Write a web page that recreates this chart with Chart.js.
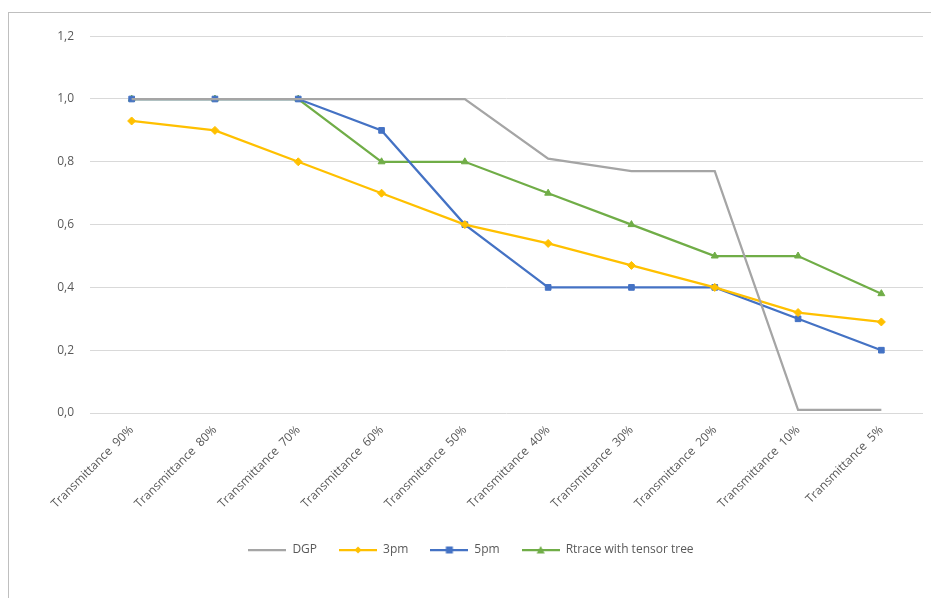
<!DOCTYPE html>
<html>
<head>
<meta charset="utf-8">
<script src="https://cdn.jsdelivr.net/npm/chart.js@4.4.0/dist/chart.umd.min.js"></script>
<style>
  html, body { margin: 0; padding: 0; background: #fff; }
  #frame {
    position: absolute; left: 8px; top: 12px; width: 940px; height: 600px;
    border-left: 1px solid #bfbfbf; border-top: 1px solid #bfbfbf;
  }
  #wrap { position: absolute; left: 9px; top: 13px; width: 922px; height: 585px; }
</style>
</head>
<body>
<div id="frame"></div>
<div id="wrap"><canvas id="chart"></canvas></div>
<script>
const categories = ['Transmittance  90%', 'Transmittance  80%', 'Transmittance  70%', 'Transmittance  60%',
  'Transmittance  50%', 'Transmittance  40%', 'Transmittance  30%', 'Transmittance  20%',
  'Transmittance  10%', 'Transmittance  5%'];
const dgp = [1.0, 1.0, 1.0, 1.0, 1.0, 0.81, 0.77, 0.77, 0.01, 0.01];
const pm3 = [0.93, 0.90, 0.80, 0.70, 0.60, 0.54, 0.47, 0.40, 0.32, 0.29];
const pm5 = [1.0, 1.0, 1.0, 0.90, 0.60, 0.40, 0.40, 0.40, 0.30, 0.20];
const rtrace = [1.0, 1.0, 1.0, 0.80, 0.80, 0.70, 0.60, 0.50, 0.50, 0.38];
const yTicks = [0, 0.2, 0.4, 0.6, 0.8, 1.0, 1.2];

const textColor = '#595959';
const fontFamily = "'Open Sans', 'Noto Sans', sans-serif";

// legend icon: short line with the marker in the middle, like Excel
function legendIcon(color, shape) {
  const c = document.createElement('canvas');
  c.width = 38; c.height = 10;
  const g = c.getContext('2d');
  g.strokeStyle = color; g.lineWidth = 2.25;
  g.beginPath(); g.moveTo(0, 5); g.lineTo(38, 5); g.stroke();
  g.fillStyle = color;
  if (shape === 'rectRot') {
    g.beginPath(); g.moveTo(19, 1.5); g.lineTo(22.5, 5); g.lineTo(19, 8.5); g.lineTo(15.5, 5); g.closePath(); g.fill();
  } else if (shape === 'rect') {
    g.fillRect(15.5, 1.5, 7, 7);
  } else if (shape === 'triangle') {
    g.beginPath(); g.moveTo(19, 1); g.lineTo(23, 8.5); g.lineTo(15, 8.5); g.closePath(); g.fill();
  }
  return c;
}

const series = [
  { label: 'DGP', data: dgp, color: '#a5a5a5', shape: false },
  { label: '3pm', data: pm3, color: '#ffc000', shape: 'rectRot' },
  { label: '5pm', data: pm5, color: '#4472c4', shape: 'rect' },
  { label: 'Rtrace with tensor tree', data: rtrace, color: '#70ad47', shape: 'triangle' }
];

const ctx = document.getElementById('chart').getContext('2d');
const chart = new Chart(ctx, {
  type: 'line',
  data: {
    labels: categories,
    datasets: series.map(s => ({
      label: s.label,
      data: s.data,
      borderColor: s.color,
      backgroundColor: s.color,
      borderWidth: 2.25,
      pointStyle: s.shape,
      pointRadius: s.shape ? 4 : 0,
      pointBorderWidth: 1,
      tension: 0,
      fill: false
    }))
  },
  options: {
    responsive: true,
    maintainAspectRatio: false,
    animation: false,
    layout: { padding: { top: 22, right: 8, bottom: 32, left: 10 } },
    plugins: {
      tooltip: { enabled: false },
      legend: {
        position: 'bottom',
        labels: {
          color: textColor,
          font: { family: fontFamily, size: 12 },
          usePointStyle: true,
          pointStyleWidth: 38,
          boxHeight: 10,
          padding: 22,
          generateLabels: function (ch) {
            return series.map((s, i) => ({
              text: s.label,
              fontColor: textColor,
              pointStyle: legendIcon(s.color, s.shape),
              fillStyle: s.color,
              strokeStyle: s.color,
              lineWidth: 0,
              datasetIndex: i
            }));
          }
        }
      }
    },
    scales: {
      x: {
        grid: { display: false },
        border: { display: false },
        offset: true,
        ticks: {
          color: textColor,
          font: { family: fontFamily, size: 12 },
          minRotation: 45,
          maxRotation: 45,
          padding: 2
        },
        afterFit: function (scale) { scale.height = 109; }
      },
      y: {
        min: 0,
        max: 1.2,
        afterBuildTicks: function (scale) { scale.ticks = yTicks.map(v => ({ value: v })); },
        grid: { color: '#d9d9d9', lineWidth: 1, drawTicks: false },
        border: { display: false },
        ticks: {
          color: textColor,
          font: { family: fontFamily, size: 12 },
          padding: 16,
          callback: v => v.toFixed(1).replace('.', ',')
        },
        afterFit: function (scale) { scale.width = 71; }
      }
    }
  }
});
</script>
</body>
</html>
=-=-=-=-=
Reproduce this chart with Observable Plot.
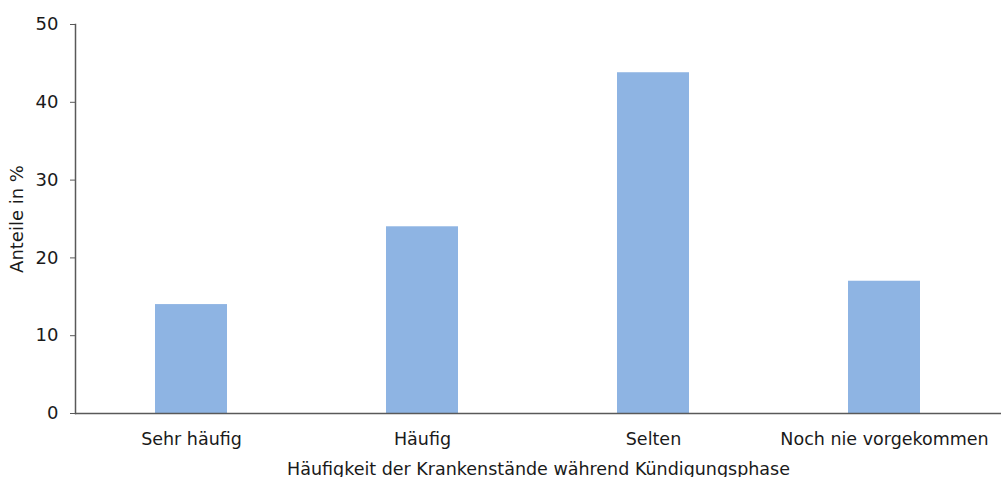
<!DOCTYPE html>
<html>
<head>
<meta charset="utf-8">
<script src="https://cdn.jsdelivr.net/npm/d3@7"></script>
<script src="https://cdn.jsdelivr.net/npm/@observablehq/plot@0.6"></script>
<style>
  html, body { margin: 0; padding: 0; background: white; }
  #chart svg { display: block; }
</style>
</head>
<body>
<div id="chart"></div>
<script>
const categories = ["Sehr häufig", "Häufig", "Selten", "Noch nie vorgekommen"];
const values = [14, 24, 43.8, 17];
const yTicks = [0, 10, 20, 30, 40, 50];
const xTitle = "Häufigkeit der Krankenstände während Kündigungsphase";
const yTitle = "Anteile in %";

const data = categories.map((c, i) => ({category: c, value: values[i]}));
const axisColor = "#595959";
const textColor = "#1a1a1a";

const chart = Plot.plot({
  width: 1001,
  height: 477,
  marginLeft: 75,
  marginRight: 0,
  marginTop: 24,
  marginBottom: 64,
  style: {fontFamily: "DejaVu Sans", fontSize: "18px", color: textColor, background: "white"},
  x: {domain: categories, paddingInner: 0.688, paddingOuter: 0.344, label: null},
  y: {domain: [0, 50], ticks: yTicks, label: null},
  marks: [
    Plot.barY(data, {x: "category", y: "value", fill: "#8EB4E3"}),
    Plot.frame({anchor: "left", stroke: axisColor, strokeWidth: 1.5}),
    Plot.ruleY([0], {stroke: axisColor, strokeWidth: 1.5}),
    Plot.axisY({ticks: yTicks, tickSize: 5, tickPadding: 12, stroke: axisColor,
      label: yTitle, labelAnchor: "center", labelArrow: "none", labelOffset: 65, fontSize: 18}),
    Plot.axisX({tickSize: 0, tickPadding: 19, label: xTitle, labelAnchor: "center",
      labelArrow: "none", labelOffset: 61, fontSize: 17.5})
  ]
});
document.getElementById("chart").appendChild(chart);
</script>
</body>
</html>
=-=-=-=-=
:: WHAT IS NEEDED ::
Which lines hold the string "this"? Copy all of them from the data above.

:: EXPECTED ANSWER ::
Write a web page that recreates this chart with Chart.js.
Reproduce this chart with Observable Plot.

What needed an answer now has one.